- **DESCRIPTION OF THE TASK**:
Look through the records below and collect all lines that hold the string "this".
————
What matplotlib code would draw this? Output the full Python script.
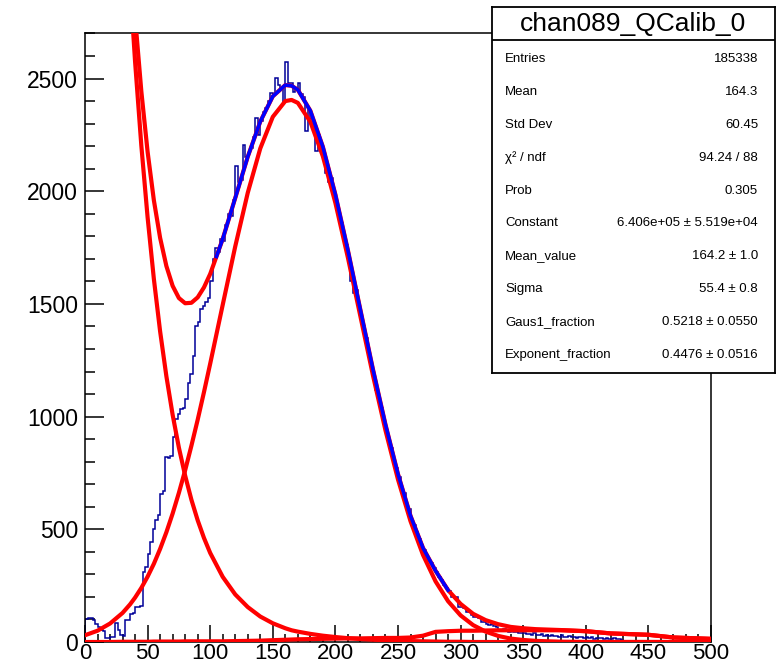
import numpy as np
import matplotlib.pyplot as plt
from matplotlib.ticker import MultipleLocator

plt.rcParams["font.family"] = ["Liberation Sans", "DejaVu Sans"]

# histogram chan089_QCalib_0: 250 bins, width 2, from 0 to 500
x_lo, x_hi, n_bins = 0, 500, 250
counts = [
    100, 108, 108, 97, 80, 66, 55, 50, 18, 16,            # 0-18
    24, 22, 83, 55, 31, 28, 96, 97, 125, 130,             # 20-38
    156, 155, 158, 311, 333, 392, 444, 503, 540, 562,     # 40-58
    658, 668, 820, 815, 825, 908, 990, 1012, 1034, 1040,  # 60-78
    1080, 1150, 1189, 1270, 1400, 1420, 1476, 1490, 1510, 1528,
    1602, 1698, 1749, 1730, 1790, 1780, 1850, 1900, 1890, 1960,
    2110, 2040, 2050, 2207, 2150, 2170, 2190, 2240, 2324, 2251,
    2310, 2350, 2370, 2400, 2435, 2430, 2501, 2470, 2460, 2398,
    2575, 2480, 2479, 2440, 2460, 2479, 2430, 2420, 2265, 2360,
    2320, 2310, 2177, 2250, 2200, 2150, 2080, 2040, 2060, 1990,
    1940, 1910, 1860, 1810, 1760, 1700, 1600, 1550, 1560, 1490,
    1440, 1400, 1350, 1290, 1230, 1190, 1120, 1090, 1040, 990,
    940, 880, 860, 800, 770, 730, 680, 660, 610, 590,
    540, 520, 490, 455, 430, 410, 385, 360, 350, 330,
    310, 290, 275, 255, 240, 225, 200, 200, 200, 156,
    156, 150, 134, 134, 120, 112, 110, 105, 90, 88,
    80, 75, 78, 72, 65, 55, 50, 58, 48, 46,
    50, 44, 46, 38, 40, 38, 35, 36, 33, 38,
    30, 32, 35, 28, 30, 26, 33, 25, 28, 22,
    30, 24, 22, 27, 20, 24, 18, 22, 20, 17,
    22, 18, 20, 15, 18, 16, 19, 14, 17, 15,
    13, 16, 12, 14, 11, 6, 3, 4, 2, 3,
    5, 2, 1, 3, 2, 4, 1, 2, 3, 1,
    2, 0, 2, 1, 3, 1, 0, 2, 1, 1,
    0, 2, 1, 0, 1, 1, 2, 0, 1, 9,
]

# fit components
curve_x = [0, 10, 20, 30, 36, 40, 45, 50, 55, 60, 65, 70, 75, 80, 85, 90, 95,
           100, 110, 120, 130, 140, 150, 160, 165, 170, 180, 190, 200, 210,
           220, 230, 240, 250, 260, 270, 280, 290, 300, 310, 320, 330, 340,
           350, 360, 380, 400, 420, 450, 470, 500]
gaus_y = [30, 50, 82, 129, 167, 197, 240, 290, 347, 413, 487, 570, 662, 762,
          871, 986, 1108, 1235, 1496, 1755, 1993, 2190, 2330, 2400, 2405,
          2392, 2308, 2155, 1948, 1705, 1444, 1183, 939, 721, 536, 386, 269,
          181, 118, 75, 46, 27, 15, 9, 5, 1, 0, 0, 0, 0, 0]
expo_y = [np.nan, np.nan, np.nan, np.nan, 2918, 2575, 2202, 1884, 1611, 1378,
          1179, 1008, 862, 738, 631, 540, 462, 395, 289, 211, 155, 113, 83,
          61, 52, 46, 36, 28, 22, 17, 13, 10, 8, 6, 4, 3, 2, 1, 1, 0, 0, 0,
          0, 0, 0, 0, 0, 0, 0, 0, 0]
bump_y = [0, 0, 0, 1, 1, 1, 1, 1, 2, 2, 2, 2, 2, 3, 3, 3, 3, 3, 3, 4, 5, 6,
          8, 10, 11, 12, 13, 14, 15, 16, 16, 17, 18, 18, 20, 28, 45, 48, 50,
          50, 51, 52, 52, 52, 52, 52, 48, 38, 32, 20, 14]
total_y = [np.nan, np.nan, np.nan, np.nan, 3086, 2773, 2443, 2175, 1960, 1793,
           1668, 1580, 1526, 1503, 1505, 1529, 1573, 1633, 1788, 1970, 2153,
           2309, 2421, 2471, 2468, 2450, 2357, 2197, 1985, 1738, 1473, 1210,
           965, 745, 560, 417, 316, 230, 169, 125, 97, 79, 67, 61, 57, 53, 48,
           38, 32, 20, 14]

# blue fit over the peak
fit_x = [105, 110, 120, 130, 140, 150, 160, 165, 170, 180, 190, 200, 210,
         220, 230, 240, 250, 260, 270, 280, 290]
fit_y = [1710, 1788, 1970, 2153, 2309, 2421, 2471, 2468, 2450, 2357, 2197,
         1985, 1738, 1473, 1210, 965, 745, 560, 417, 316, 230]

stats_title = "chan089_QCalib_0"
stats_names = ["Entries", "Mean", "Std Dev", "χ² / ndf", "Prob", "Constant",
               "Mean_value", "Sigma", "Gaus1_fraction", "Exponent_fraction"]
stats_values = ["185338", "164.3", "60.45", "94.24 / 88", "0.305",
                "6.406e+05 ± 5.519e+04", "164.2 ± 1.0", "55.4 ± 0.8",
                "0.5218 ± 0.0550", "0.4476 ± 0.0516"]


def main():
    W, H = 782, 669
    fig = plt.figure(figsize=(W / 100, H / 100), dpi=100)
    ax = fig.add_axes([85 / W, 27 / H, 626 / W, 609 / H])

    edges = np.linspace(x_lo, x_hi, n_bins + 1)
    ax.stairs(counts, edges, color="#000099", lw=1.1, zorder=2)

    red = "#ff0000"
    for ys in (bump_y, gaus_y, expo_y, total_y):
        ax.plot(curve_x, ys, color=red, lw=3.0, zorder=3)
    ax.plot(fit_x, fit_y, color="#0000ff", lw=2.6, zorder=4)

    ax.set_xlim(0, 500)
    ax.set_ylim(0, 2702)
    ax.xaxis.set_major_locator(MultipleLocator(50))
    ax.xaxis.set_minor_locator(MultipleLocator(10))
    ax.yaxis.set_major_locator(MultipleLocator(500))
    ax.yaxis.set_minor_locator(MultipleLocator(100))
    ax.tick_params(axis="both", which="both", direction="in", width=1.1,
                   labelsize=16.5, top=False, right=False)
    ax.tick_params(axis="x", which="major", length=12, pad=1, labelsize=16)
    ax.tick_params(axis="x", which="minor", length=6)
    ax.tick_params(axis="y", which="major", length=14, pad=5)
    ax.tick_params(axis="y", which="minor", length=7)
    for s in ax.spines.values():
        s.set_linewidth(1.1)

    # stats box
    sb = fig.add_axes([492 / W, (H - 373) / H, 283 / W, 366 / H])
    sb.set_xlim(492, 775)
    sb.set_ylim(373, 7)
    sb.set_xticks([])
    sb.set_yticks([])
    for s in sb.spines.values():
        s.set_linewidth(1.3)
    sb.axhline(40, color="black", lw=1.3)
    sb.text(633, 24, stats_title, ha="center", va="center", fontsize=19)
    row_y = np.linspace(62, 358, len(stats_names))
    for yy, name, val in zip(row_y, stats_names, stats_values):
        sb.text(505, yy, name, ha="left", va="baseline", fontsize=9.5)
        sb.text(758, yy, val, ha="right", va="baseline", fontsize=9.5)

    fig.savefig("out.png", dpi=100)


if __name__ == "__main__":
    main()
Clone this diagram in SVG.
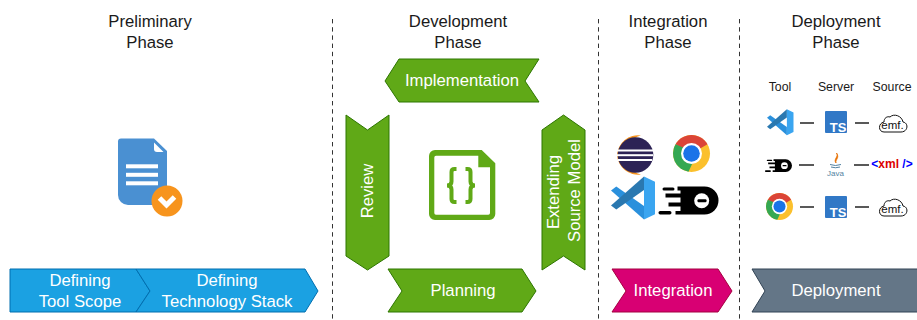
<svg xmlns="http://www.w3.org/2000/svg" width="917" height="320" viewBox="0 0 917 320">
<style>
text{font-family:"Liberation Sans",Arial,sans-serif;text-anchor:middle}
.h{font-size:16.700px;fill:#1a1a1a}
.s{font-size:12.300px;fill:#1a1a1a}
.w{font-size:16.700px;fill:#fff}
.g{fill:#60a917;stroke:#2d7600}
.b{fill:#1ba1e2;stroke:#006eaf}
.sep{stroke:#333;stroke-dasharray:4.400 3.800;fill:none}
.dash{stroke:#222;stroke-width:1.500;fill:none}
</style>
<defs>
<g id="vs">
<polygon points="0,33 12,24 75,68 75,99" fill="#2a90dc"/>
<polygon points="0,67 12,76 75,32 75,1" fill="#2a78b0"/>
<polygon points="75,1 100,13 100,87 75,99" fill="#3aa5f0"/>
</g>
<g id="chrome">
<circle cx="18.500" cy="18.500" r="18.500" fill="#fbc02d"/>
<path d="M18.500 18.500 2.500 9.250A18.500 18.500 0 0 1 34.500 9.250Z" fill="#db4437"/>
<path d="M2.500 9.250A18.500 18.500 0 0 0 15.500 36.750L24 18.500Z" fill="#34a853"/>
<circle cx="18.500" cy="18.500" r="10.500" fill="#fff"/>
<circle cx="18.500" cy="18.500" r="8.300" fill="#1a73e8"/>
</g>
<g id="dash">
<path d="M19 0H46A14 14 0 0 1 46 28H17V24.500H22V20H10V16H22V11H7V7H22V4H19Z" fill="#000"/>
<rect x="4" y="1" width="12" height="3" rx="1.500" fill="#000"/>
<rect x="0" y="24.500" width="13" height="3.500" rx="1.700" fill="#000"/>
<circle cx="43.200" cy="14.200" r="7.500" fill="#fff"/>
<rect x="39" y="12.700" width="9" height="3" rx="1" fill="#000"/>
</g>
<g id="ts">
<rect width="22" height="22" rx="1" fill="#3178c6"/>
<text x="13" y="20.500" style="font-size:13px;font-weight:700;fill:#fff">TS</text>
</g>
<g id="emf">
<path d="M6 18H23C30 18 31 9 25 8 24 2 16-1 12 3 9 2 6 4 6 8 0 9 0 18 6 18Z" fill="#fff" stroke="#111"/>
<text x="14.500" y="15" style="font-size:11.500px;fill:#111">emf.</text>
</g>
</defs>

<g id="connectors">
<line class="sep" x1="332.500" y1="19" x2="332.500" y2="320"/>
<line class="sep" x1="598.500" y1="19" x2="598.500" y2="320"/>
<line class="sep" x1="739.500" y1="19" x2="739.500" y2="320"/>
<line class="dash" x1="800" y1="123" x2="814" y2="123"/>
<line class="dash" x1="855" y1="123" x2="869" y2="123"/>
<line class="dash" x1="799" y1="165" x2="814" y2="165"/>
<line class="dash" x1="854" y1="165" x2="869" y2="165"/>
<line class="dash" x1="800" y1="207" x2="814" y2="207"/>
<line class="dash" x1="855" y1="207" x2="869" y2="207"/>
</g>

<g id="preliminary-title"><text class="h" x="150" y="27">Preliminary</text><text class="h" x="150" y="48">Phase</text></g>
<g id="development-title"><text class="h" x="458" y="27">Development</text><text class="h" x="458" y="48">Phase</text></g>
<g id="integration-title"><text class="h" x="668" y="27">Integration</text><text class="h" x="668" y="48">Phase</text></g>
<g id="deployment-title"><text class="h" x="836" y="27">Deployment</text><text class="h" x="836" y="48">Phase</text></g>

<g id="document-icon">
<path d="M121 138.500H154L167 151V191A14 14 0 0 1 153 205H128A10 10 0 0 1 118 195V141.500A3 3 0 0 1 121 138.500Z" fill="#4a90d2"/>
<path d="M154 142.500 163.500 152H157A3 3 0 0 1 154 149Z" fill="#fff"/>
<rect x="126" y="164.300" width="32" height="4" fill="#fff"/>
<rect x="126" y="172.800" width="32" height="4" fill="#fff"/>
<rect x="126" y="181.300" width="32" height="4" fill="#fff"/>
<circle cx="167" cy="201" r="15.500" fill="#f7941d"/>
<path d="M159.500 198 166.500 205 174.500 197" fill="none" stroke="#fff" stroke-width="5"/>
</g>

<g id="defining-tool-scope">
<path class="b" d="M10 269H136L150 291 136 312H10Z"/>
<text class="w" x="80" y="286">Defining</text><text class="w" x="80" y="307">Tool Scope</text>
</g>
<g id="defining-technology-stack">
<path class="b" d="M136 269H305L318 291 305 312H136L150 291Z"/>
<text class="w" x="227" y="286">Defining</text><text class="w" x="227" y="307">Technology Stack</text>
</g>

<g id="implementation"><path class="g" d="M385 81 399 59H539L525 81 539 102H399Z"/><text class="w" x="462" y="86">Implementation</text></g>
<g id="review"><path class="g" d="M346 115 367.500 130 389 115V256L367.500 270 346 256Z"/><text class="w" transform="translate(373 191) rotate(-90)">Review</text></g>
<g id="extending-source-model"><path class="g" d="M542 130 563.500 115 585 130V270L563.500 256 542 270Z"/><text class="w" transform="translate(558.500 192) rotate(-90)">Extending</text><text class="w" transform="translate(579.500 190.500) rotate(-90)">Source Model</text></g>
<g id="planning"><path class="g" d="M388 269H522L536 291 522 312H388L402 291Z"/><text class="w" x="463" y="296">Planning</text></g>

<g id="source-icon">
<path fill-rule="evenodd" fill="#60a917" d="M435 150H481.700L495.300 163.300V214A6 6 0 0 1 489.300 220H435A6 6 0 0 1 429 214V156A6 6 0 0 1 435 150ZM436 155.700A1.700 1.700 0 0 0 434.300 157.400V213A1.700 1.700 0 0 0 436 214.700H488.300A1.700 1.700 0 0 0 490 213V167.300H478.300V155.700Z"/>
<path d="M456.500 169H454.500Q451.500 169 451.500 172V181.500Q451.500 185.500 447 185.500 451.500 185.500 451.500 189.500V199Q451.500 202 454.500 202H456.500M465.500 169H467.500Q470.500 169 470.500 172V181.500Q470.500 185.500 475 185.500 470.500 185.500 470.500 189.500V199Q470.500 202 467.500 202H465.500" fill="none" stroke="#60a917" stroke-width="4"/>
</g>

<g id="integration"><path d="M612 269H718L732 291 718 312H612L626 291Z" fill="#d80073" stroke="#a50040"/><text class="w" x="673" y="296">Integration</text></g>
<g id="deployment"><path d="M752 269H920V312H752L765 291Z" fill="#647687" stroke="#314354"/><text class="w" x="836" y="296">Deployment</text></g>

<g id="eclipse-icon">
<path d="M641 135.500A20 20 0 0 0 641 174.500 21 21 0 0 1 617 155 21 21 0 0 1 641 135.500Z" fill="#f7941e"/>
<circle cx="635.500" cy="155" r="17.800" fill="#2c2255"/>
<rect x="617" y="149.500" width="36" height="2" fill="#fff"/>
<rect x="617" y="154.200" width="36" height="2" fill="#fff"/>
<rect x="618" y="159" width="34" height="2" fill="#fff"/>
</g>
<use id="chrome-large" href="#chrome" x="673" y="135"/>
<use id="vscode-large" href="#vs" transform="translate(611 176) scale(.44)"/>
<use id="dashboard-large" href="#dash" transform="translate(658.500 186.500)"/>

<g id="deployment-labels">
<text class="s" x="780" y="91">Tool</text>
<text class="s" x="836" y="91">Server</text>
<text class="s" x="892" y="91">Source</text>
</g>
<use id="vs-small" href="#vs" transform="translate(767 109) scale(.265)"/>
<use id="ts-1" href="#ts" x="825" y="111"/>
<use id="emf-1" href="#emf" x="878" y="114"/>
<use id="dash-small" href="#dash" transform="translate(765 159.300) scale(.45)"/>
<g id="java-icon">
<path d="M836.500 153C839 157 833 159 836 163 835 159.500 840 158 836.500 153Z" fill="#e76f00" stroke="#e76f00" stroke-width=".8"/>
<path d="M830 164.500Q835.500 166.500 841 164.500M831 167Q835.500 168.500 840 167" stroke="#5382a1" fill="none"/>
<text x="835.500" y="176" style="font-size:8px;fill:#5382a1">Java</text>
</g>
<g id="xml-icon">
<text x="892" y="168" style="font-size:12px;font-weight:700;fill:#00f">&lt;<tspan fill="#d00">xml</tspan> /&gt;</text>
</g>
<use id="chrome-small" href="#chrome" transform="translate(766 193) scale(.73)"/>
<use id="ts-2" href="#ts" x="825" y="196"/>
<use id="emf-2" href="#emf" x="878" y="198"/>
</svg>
————
- **EXERCISE SOLUTION**:
What matplotlib code would draw this? Output the full Python script.
Clone this diagram in SVG.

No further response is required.